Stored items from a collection
-=-=-
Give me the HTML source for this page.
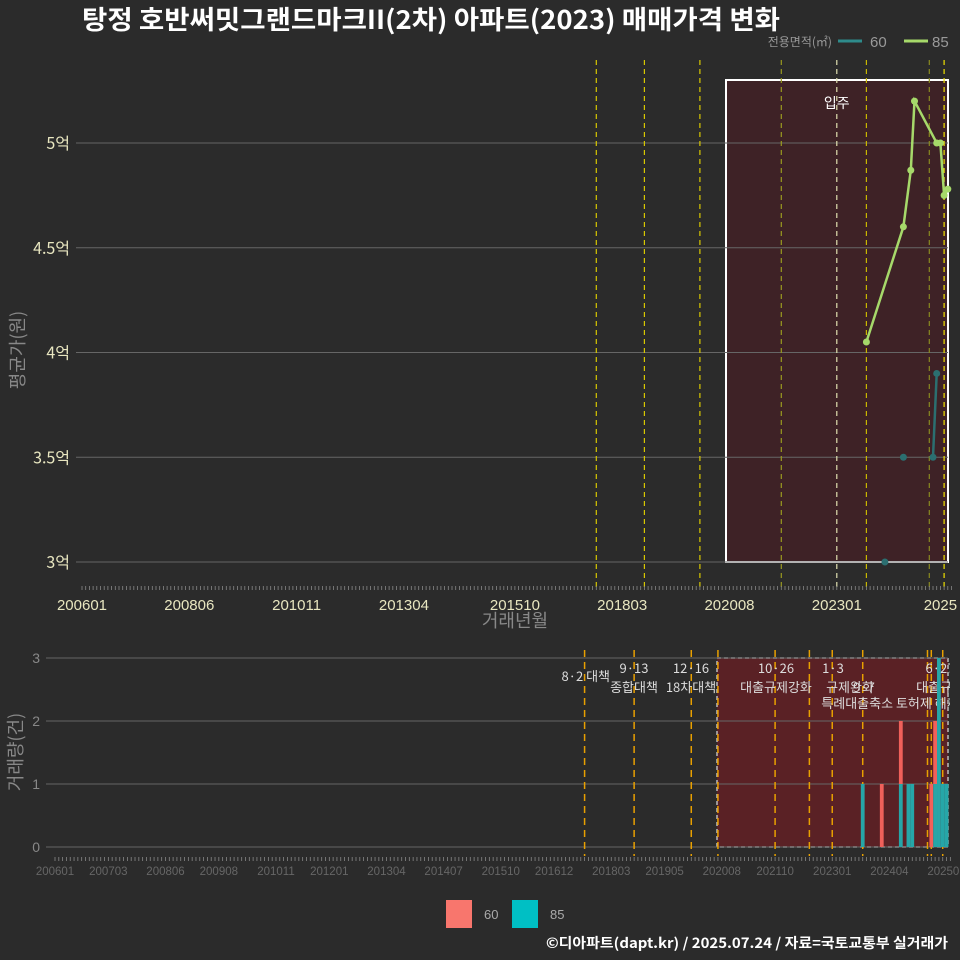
<!DOCTYPE html>
<html><head><meta charset="utf-8"><style>
html,body{margin:0;padding:0;background:#2b2b2b;}
svg{display:block;font-family:"Liberation Sans","Noto Sans CJK KR",sans-serif;}
</style></head><body>
<svg id="c" width="960" height="960" xmlns="http://www.w3.org/2000/svg">
<rect width="960" height="960" fill="#2b2b2b"/>
<text x="82" y="29" fill="#fff" font-size="26" font-weight="bold" font-family="'Noto Sans CJK KR',sans-serif" textLength="698" lengthAdjust="spacingAndGlyphs">탕정 호반써밋그랜드마크II(2차) 아파트(2023) 매매가격 변화</text>
<g>
<text x="832" y="46" fill="#999" font-size="12" text-anchor="end" font-family="'Noto Sans CJK KR',sans-serif">전용면적(㎡)</text>
<line x1="838" y1="41" x2="862" y2="41" stroke="#2e8b8b" stroke-width="3"/>
<text x="870" y="47" fill="#999" font-size="15">60</text>
<line x1="904" y1="41" x2="928" y2="41" stroke="#a6d96a" stroke-width="3"/>
<text x="932" y="47" fill="#999" font-size="15">85</text>
</g>
<g id="topg"></g>
<g id="botg"></g>
<g>
<rect x="446" y="900" width="26" height="28" fill="#f8766d"/>
<text x="484" y="919" fill="#aaa" font-size="13">60</text>
<rect x="512" y="900" width="26" height="28" fill="#00bfc4"/>
<text x="550" y="919" fill="#aaa" font-size="13">85</text>
</g>
<text x="948" y="948" fill="#fff" font-size="14" font-weight="bold" text-anchor="end" font-family="'Noto Sans CJK KR',sans-serif" textLength="402" lengthAdjust="spacingAndGlyphs">©디아파트(dapt.kr) / 2025.07.24 / 자료=국토교통부 실거래가</text>
</svg>
<script>
const priceLevels=[3,3.5,4,4.5,5];
const priceLabels=['3억','3.5억','4억','4.5억','5억'];
const xTickLabelsTop=['200601','200806','201011','201304','201510','201803','202008','202301','2025'];
const xTickMonthsTop=['200601','200806','201011','201304','201510','201803','202008','202301','202505'];
const months85=['202309','202407','202409','202410','202504','202505','202506','202507'];
const price85=[4.05,4.6,4.87,5.2,5.0,5.0,4.75,4.78];
const months60=['202402','202407','202503','202504'];
const price60=[3.0,3.5,3.5,3.9];
const policyMonths=['201708','201809','201912','202110','202301','202309','202502','202506'];
const volMonths=['202309','202402','202407','202409','202410','202503','202504','202505','202506','202507'];
const vol60=[0,1,1,0,0,1,1,0,0,0];
const vol85=[1,0,1,1,1,0,1,3,1,1];
const volLevels=[0,1,2,3];
const xTickLabelsBot=['200601','200703','200806','200908','201011','201201','201304','201407','201510','201612','201803','201905','202008','202110','202301','202404','202507'];

const NS='http://www.w3.org/2000/svg';
function mi(s){return (parseInt(s.slice(0,4))-2006)*12+parseInt(s.slice(4,6))-1;}
function el(p,t,a,txt){const e=document.createElementNS(NS,t);for(const k in a)e.setAttribute(k,a[k]);if(txt!==undefined)e.textContent=txt;p.appendChild(e);return e;}
const xT=m=>82+m*3.7, yT=v=>562-(v-3)*209.5;
const xB=m=>55+m*3.81, yB=v=>847-v*63;
const K="'Noto Sans CJK KR',sans-serif";

const topG=document.getElementById('topg');
let r=el(topG,'rect',{x:726,y:80,width:222,height:482,fill:'#3e2226',stroke:'#fff','stroke-width':2});


priceLevels.forEach((v,i)=>{
 let g=el(topG,'line',{x1:76,x2:948,y1:yT(v),y2:yT(v),stroke:'#666','stroke-width':1});
 
 
 let t=el(topG,'text',{x:70,y:yT(v)+6,fill:'#e8e6c0','font-size':16,'text-anchor':'end','font-family':K},priceLabels[i]);
 
 
});
const topCols=['#d8c800','#d8c800','#d8c800','#9a9a20','#e0e0b0','#c8b800','#8a8a20','#f0e000'];
policyMonths.forEach((m,i)=>{
 let l=el(topG,'line',{x1:xT(mi(m)),x2:xT(mi(m)),y1:60,y2:590,stroke:topCols[i],'stroke-width':1.2,'stroke-dasharray':'5,4'});
 
 
});
let ip=el(topG,'text',{x:xT(mi('202301')),y:108,fill:'#fff','font-size':14,'text-anchor':'middle','font-family':K},'입주');


for(let m=0;m<=235;m++){el(topG,'line',{x1:xT(m),x2:xT(m),y1:586,y2:590,stroke:'#888','stroke-width':0.8});}
xTickLabelsTop.forEach((s,i)=>{
 let t=el(topG,'text',{x:xT(mi(xTickMonthsTop[i])),y:610,fill:'#e8e6c0','font-size':15,'text-anchor':'middle'},s);
 
 
});
let xt=el(topG,'text',{x:515,y:627,fill:'#888','font-size':18,'text-anchor':'middle','font-family':K},'거래년월');


let yt=el(topG,'text',{x:0,y:0,fill:'#888','font-size':18,'text-anchor':'middle','font-family':K,transform:'translate(24,350) rotate(-90)'},'평균가(원)');


function series(ms,vs,col,name,lineFrom){
 const lm=ms.slice(lineFrom), lv=vs.slice(lineFrom);
 let p=el(topG,'polyline',{points:lm.map((m,i)=>xT(mi(m))+','+yT(lv[i])).join(' '),fill:'none',stroke:col,'stroke-width':2.5});
 
 
 ms.forEach((m,i)=>{let c=el(topG,'circle',{cx:xT(mi(m)),cy:yT(vs[i]),r:3.5,fill:col});
 
 });
}
series(months85,price85,'#a6d96a','series-85',0);
series(months60,price60,'#2b6f70','series-60',2);

const botG=document.getElementById('botg');
let br=el(botG,'rect',{x:717,y:658,width:231,height:189,fill:'#5a2125',stroke:'#bbb','stroke-width':1.5,'stroke-dasharray':'4,3'});


volLevels.forEach(v=>{
 let g=el(botG,'line',{x1:46,x2:948,y1:yB(v),y2:yB(v),stroke:'#666','stroke-width':1});
 
 
 let t=el(botG,'text',{x:40,y:yB(v)+5,fill:'#888','font-size':14,'text-anchor':'end'},String(v));
 
 
});
['201708','201809','201912','202007','202110','202207','202301','202309','202502','202503','202506'].forEach(m=>{
 let l=el(botG,'line',{x1:xB(mi(m)),x2:xB(mi(m)),y1:650,y2:856,stroke:'#e8a000','stroke-width':1.5,'stroke-dasharray':'7,5'});
 
 
});
const anns=[[610,681,'8·2 대책','end'],[634,673,'9·13','middle'],[634,692,'종합대책','middle'],[691,673,'12·16','middle'],[691,692,'18차대책','middle'],[776,673,'10·26','middle'],[776,692,'대출규제강화','middle'],[833,673,'1·3','middle'],[850,692,'규제완화','middle'],[864,692,'9·7','middle'],[890,708,'특례대출축소 토허제 해제','middle'],[940,673,'6·27','middle'],[940,692,'대출규제','middle']];
const clip=el(botG,'clipPath',{id:'cp'});el(clip,'rect',{x:0,y:0,width:950,height:960});
const ag=el(botG,'g',{'clip-path':'url(#cp)'});
anns.forEach(a=>{let t=el(ag,'text',{x:a[0],y:a[1],fill:'#ddd','font-size':13,'text-anchor':a[3],'font-family':K},a[2]);
 
 });
volMonths.forEach((m,i)=>{
 const x=xB(mi(m))-1.9;
 if(vol85[i]>0){let b=el(botG,'rect',{x:x,y:yB(vol85[i]),width:3.8,height:yB(0)-yB(vol85[i]),fill:'#26a6a8'});
 
 }
 if(vol60[i]>0){let b=el(botG,'rect',{x:x,y:yB(vol85[i]+vol60[i]),width:3.8,height:yB(vol85[i])-yB(vol85[i]+vol60[i]),fill:'#f0605a'});
 
 }
});
for(let m=0;m<=235;m++){el(botG,'line',{x1:xB(m),x2:xB(m),y1:857,y2:861,stroke:'#888','stroke-width':0.8});}
xTickLabelsBot.forEach(s=>{
 let t=el(botG,'text',{x:xB(mi(s)),y:875,fill:'#666','font-size':11.5,'text-anchor':'middle'},s);
 
 
});
let yb=el(botG,'text',{x:0,y:0,fill:'#888','font-size':18,'text-anchor':'middle','font-family':K,transform:'translate(22,752) rotate(-90)'},'거래량(건)');


</script>
</body></html>
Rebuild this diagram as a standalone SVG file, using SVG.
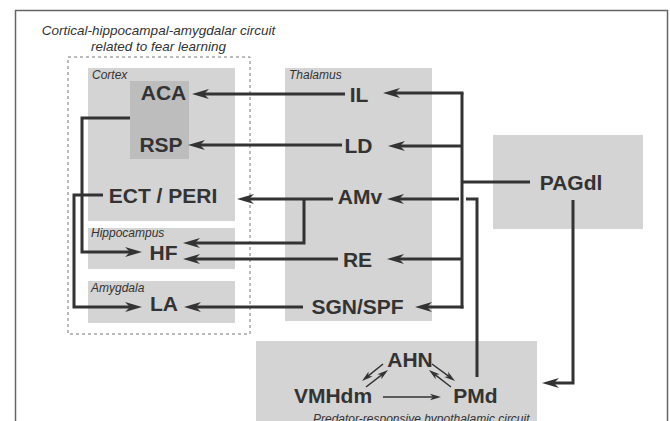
<svg xmlns="http://www.w3.org/2000/svg" width="670" height="421" viewBox="0 0 670 421">
<style>
.box{fill:#d4d4d4}
.dark{fill:#bdbdbd}
.lbl{font-family:"Liberation Sans",Arial,sans-serif;font-weight:bold;font-size:21px;fill:#333;text-anchor:middle}
.sm{font-family:"Liberation Sans",Arial,sans-serif;font-style:italic;font-size:12px;fill:#333}
.ttl{font-family:"Liberation Sans",Arial,sans-serif;font-style:italic;font-size:13.5px;fill:#333;text-anchor:middle}
.c{fill:none;stroke:#333;stroke-width:3}
.ca{fill:none;stroke:#333;stroke-width:3;marker-end:url(#ah)}
.t{fill:none;stroke:#333;stroke-width:1.5;marker-end:url(#ahs)}
</style>
<defs>
<marker id="ah" markerUnits="userSpaceOnUse" markerWidth="20" markerHeight="12" viewBox="-10 -6 20 12" refX="0" refY="0" orient="auto">
<path d="M8,0 L-9,-5 L-4,0 L-9,5 Z" fill="#333"/>
</marker>
<marker id="ahs" markerUnits="userSpaceOnUse" markerWidth="14" markerHeight="8" viewBox="-7 -4 14 8" refX="0" refY="0" orient="auto">
<path d="M6,0 L-5,-3.2 L-2,0 L-5,3.2 Z" fill="#333"/>
</marker>
</defs>
<rect x="0" y="0" width="670" height="421" fill="#fff"/>
<rect x="15.5" y="10.5" width="652" height="420" fill="none" stroke="#666" stroke-width="1.5"/>
<g id="title">
<text class="ttl" x="158.5" y="35">Cortical-hippocampal-amygdalar circuit</text>
<text class="ttl" x="158.5" y="51">related to fear learning</text>
<rect x="68" y="57" width="182" height="277" fill="none" stroke="#777" stroke-width="1" stroke-dasharray="3,3"/>
</g>
<g id="cortex">
<rect class="box" x="88" y="68" width="147" height="153"/>
<text class="sm" x="92" y="79">Cortex</text>
</g>
<g id="hippocampus-region">
<rect class="box" x="88" y="228" width="147" height="41"/>
<text class="sm" x="91" y="237">Hippocampus</text>
</g>
<g id="amygdala-region">
<rect class="box" x="88" y="281" width="147" height="42"/>
<text class="sm" x="91" y="292">Amygdala</text>
</g>
<g id="thalamus">
<rect class="box" x="285" y="68" width="147" height="253"/>
<text class="sm" x="289" y="79">Thalamus</text>
</g>
<g id="pag-region"><rect class="box" x="493" y="135" width="150" height="94"/></g>
<g id="hypothalamus">
<rect class="box" x="256" y="341" width="281" height="90"/>
<text class="sm" x="313" y="423">Predator-responsive hypothalamic circuit</text>
</g>
<g id="aca-rsp"><rect class="dark" x="130" y="81" width="59" height="78"/></g>
<g id="ACA"><text class="lbl" x="163.5" y="100">ACA</text></g>
<g id="RSP"><text class="lbl" x="161" y="152">RSP</text></g>
<g id="ECT-PERI"><text class="lbl" x="163" y="203">ECT / PERI</text></g>
<g id="HF"><text class="lbl" x="163.5" y="260">HF</text></g>
<g id="LA"><text class="lbl" x="164" y="311">LA</text></g>
<g id="IL"><text class="lbl" x="359" y="102">IL</text></g>
<g id="LD"><text class="lbl" x="358.5" y="153">LD</text></g>
<g id="AMv"><text class="lbl" x="360" y="204">AMv</text></g>
<g id="RE"><text class="lbl" x="357.5" y="267">RE</text></g>
<g id="SGN-SPF"><text class="lbl" x="357.5" y="314">SGN/SPF</text></g>
<g id="PAGdl"><text class="lbl" x="571" y="190">PAGdl</text></g>
<g id="AHN"><text class="lbl" x="410" y="367">AHN</text></g>
<g id="VMHdm"><text class="lbl" x="333" y="403">VMHdm</text></g>
<g id="PMd"><text class="lbl" x="475.5" y="403">PMd</text></g>
<g id="connectors">
<path class="ca" d="M345,94 H200"/>
<path class="ca" d="M342,145 H196"/>
<path class="ca" d="M333,199 H245"/>
<path class="ca" d="M304,199 V243 H191"/>
<path class="ca" d="M338,259 H191"/>
<path class="ca" d="M303,307 H192"/>
<path class="ca" d="M130,118 H82 V252 H134"/>
<path class="ca" d="M103,195 H74 V307 H134"/>
<path class="c" d="M530,182 H462"/>
<path class="c" d="M462,93 V308.5"/>
<path class="ca" d="M463.5,93 H391"/>
<path class="ca" d="M462,146 H396"/>
<path class="ca" d="M459,199 H395"/>
<path class="ca" d="M462,259 H395"/>
<path class="ca" d="M463.5,307 H423"/>
<path class="c" d="M477,377 V199 H466"/>
<path class="ca" d="M573,200 V383 H550"/>
<path class="t" d="M383,397 H435"/>
<path class="t" d="M383,364 L366.7,377.2"/>
<path class="t" d="M366,387 L383.3,373.7"/>
<path class="t" d="M432,364 L450.2,377.4"/>
<path class="t" d="M451,387 L433.7,373.7"/>
</g>
</svg>
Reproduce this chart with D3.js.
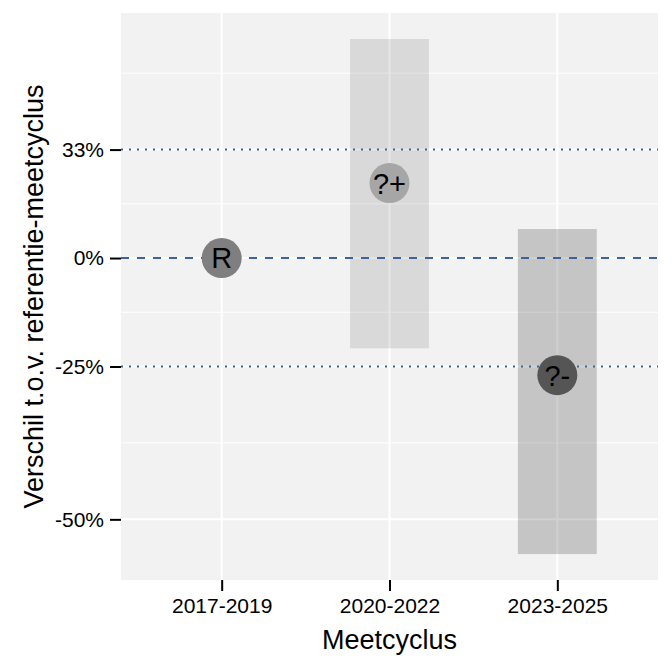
<!DOCTYPE html>
<html>
<head>
<meta charset="utf-8">
<script src="https://cdn.jsdelivr.net/npm/d3@7"></script>
<style>
  body { margin: 0; background: #fff; }
  text { font-family: "Liberation Sans", Arial, sans-serif; }
</style>
</head>
<body>
<div id="wrapper"></div>
<script>
// gegevens (verhouding t.o.v. referentie, log-schaal)
const cycles = ["2017-2019", "2020-2022", "2023-2025"];
const estimates = [1, 1.22, 0.733];
const lowerBounds = [null, 0.787, 0.456];
const upperBounds = [null, 1.788, 1.08];
const classLabels = ["R", "?+", "?-"];

const yBreaks = [0.5, 0.75, 1, 4 / 3];
const yBreakLabels = ["-50%", "-25%", "0%", "33%"];
const extraBreak = 2; // buiten bereik, enkel voor minor grid

const width = 672, height = 672;
const margin = { top: 13, right: 14, bottom: 92, left: 121 };

const svg = d3.select("#wrapper")
  .append("svg")
  .attr("width", width)
  .attr("height", height);

const x = d3.scalePoint()
  .domain(cycles)
  .range([margin.left, width - margin.right])
  .padding(0.6);

const y = d3.scaleLog()
  .domain([0.4257, 1.9155])
  .range([height - margin.bottom, margin.top]);

const step = x.step();

// panel achtergrond
svg.append("rect")
  .attr("x", margin.left)
  .attr("y", margin.top)
  .attr("width", width - margin.left - margin.right)
  .attr("height", height - margin.top - margin.bottom)
  .attr("fill", "#f2f2f2");

// minor gridlijnen (midden tussen breaks in log-ruimte)
const allBreaks = yBreaks.concat([extraBreak]);
const minor = d3.pairs(allBreaks).map(([a, b]) => Math.sqrt(a * b));
svg.append("g")
  .selectAll("line")
  .data(minor)
  .join("line")
  .attr("x1", margin.left)
  .attr("x2", width - margin.right)
  .attr("y1", d => y(d))
  .attr("y2", d => y(d))
  .attr("stroke", "#fff")
  .attr("stroke-width", 1);

// major gridlijnen
svg.append("g")
  .selectAll("line")
  .data(yBreaks)
  .join("line")
  .attr("x1", margin.left)
  .attr("x2", width - margin.right)
  .attr("y1", d => y(d))
  .attr("y2", d => y(d))
  .attr("stroke", "#fff")
  .attr("stroke-width", 2);

svg.append("g")
  .selectAll("line")
  .data(cycles)
  .join("line")
  .attr("x1", d => x(d))
  .attr("x2", d => x(d))
  .attr("y1", margin.top)
  .attr("y2", height - margin.bottom)
  .attr("stroke", "#fff")
  .attr("stroke-width", 2);

// betrouwbaarheidsintervallen als balken
const barOpacity = d3.scaleOrdinal()
  .domain(classLabels)
  .range([0, 0.1, 0.186]);

const rows = cycles.map((c, i) => ({
  cycle: c, est: estimates[i], lo: lowerBounds[i], hi: upperBounds[i], label: classLabels[i]
}));

svg.append("g")
  .selectAll("rect")
  .data(rows.filter(d => d.lo != null))
  .join("rect")
  .attr("x", d => x(d.cycle) - step * 0.235)
  .attr("width", step * 0.47)
  .attr("y", d => y(d.hi))
  .attr("height", d => y(d.lo) - y(d.hi))
  .attr("fill", "#000")
  .attr("fill-opacity", d => barOpacity(d.label));

// referentielijnen
const refLines = [
  { v: 4 / 3, dash: "2,6" },
  { v: 1, dash: "8,8" },
  { v: 0.75, dash: "2,6" }
];
svg.append("g")
  .selectAll("line")
  .data(refLines)
  .join("line")
  .attr("x1", margin.left)
  .attr("x2", width - margin.right)
  .attr("y1", d => y(d.v))
  .attr("y2", d => y(d.v))
  .attr("stroke", "#3a659a")
  .attr("stroke-width", 2)
  .attr("stroke-dasharray", d => d.dash);

// punten met klasse-label
const pointFill = d3.scaleOrdinal()
  .domain(classLabels)
  .range(["#7f7f7f", "#a6a6a6", "#555555"]);

const pts = svg.append("g")
  .selectAll("g")
  .data(rows)
  .join("g")
  .attr("transform", d => `translate(${x(d.cycle)},${y(d.est)})`);

pts.append("circle")
  .attr("r", 20)
  .attr("fill", d => pointFill(d.label));

pts.append("text")
  .attr("text-anchor", "middle")
  .attr("dy", "0.36em")
  .attr("font-size", 29)
  .attr("fill", "#000")
  .text(d => d.label);

// assen
const xAxis = g => g
  .attr("transform", `translate(0,${height - margin.bottom})`)
  .call(d3.axisBottom(x).tickSize(11).tickPadding(7))
  .call(g => g.select(".domain").remove())
  .call(g => g.selectAll(".tick line").attr("stroke", "#000").attr("stroke-width", 2))
  .call(g => g.selectAll(".tick text").attr("font-size", 21).attr("fill", "#000"));

const yAxis = g => g
  .attr("transform", `translate(${margin.left},0)`)
  .call(d3.axisLeft(y).tickValues(yBreaks)
    .tickFormat((d, i) => yBreakLabels[i]).tickSize(11).tickPadding(6))
  .call(g => g.select(".domain").remove())
  .call(g => g.selectAll(".tick line").attr("stroke", "#000").attr("stroke-width", 2))
  .call(g => g.selectAll(".tick text").attr("font-size", 21).attr("fill", "#000"));

svg.append("g").call(xAxis);
svg.append("g").call(yAxis);

// as-titels
svg.append("text")
  .attr("x", (margin.left + width - margin.right) / 2)
  .attr("y", 649)
  .attr("text-anchor", "middle")
  .attr("font-size", 27)
  .text("Meetcyclus");

svg.append("text")
  .attr("transform", `translate(43,${(margin.top + height - margin.bottom) / 2}) rotate(-90)`)
  .attr("text-anchor", "middle")
  .attr("font-size", 27)
  .text("Verschil t.o.v. referentie-meetcyclus");
</script>
</body>
</html>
-=-=-
• _WHAT YOU ARE ASKED TO DO_
Pick out all lines from the data above in which the word "this" appears.

• _FINISHED TASK_
Give me the HTML source for this page.
Rebuild this diagram as a standalone SVG file, using SVG.
Reproduce this chart with D3.js.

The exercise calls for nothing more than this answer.